WHAT YOU HAVE TO DO
Copy nothing but the text: reproduce each line of the listing exactly and leave the pictures out.

RECORDED DATA
======

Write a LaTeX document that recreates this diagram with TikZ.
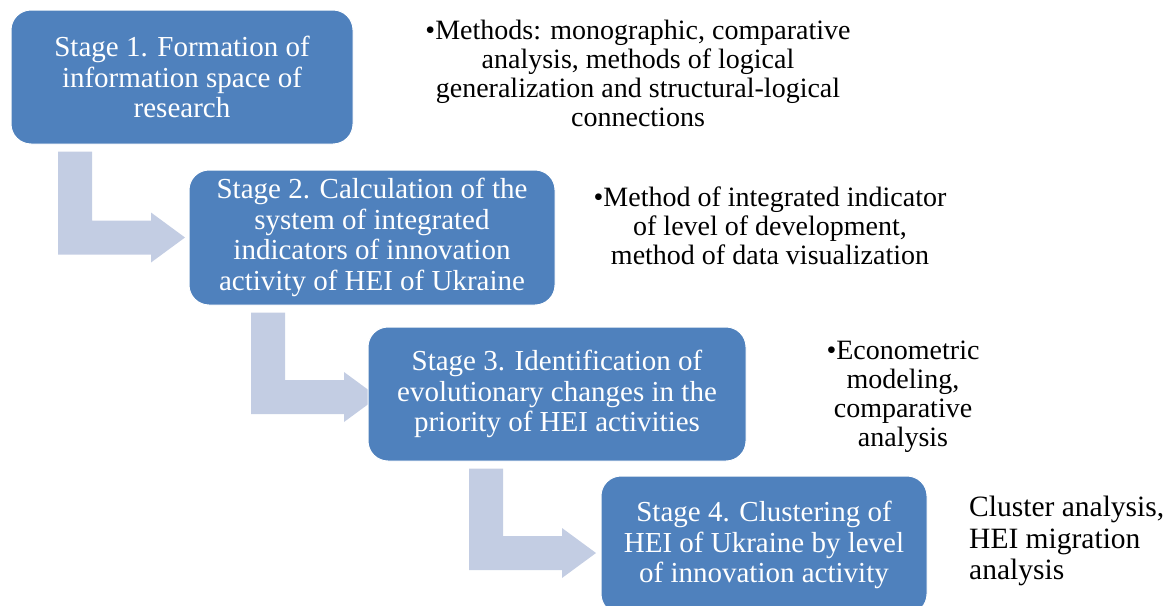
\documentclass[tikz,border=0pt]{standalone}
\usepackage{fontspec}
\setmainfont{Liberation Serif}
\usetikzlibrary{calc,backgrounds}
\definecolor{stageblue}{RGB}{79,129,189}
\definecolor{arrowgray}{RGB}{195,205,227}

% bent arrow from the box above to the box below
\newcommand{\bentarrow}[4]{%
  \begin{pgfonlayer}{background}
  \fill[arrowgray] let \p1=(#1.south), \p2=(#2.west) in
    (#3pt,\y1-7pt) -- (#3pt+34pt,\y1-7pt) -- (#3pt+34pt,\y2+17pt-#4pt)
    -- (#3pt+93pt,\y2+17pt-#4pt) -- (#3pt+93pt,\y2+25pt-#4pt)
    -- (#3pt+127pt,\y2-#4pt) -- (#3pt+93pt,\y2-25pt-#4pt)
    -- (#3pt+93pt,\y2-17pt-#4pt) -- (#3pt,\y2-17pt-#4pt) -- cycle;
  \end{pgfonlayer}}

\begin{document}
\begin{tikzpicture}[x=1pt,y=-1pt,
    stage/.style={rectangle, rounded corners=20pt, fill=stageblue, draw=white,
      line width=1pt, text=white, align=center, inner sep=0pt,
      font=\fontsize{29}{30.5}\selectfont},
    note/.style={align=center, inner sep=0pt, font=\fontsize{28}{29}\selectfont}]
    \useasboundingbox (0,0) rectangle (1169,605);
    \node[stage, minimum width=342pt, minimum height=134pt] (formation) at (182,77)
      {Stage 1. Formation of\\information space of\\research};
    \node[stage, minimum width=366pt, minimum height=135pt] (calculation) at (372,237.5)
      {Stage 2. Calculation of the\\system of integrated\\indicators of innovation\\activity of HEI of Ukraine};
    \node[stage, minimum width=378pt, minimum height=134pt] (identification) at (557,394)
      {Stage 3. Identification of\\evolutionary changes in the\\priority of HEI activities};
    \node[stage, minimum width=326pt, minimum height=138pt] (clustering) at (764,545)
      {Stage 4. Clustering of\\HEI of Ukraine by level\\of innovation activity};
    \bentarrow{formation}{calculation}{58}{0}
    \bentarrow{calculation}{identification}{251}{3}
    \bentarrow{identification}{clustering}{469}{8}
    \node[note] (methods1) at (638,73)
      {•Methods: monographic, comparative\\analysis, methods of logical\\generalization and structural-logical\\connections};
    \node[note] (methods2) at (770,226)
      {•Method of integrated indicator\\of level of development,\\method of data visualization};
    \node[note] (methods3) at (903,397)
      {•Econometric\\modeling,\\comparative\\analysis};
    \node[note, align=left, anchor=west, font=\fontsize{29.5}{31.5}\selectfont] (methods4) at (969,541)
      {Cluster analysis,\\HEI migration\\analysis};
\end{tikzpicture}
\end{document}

======

CORRECT ANSWER
Write a LaTeX document that recreates this diagram with TikZ.
\documentclass[tikz,border=0pt]{standalone}
\usepackage{fontspec}
\setmainfont{Liberation Serif}
\usetikzlibrary{calc,backgrounds}
\definecolor{stageblue}{RGB}{79,129,189}
\definecolor{arrowgray}{RGB}{195,205,227}

% bent arrow from the box above to the box below
\newcommand{\bentarrow}[4]{%
  \begin{pgfonlayer}{background}
  \fill[arrowgray] let \p1=(#1.south), \p2=(#2.west) in
    (#3pt,\y1-7pt) -- (#3pt+34pt,\y1-7pt) -- (#3pt+34pt,\y2+17pt-#4pt)
    -- (#3pt+93pt,\y2+17pt-#4pt) -- (#3pt+93pt,\y2+25pt-#4pt)
    -- (#3pt+127pt,\y2-#4pt) -- (#3pt+93pt,\y2-25pt-#4pt)
    -- (#3pt+93pt,\y2-17pt-#4pt) -- (#3pt,\y2-17pt-#4pt) -- cycle;
  \end{pgfonlayer}}

\begin{document}
\begin{tikzpicture}[x=1pt,y=-1pt,
    stage/.style={rectangle, rounded corners=20pt, fill=stageblue, draw=white,
      line width=1pt, text=white, align=center, inner sep=0pt,
      font=\fontsize{29}{30.5}\selectfont},
    note/.style={align=center, inner sep=0pt, font=\fontsize{28}{29}\selectfont}]
    \useasboundingbox (0,0) rectangle (1169,605);
    \node[stage, minimum width=342pt, minimum height=134pt] (formation) at (182,77)
      {Stage 1. Formation of\\information space of\\research};
    \node[stage, minimum width=366pt, minimum height=135pt] (calculation) at (372,237.5)
      {Stage 2. Calculation of the\\system of integrated\\indicators of innovation\\activity of HEI of Ukraine};
    \node[stage, minimum width=378pt, minimum height=134pt] (identification) at (557,394)
      {Stage 3. Identification of\\evolutionary changes in the\\priority of HEI activities};
    \node[stage, minimum width=326pt, minimum height=138pt] (clustering) at (764,545)
      {Stage 4. Clustering of\\HEI of Ukraine by level\\of innovation activity};
    \bentarrow{formation}{calculation}{58}{0}
    \bentarrow{calculation}{identification}{251}{3}
    \bentarrow{identification}{clustering}{469}{8}
    \node[note] (methods1) at (638,73)
      {•Methods: monographic, comparative\\analysis, methods of logical\\generalization and structural-logical\\connections};
    \node[note] (methods2) at (770,226)
      {•Method of integrated indicator\\of level of development,\\method of data visualization};
    \node[note] (methods3) at (903,397)
      {•Econometric\\modeling,\\comparative\\analysis};
    \node[note, align=left, anchor=west, font=\fontsize{29.5}{31.5}\selectfont] (methods4) at (969,541)
      {Cluster analysis,\\HEI migration\\analysis};
\end{tikzpicture}
\end{document}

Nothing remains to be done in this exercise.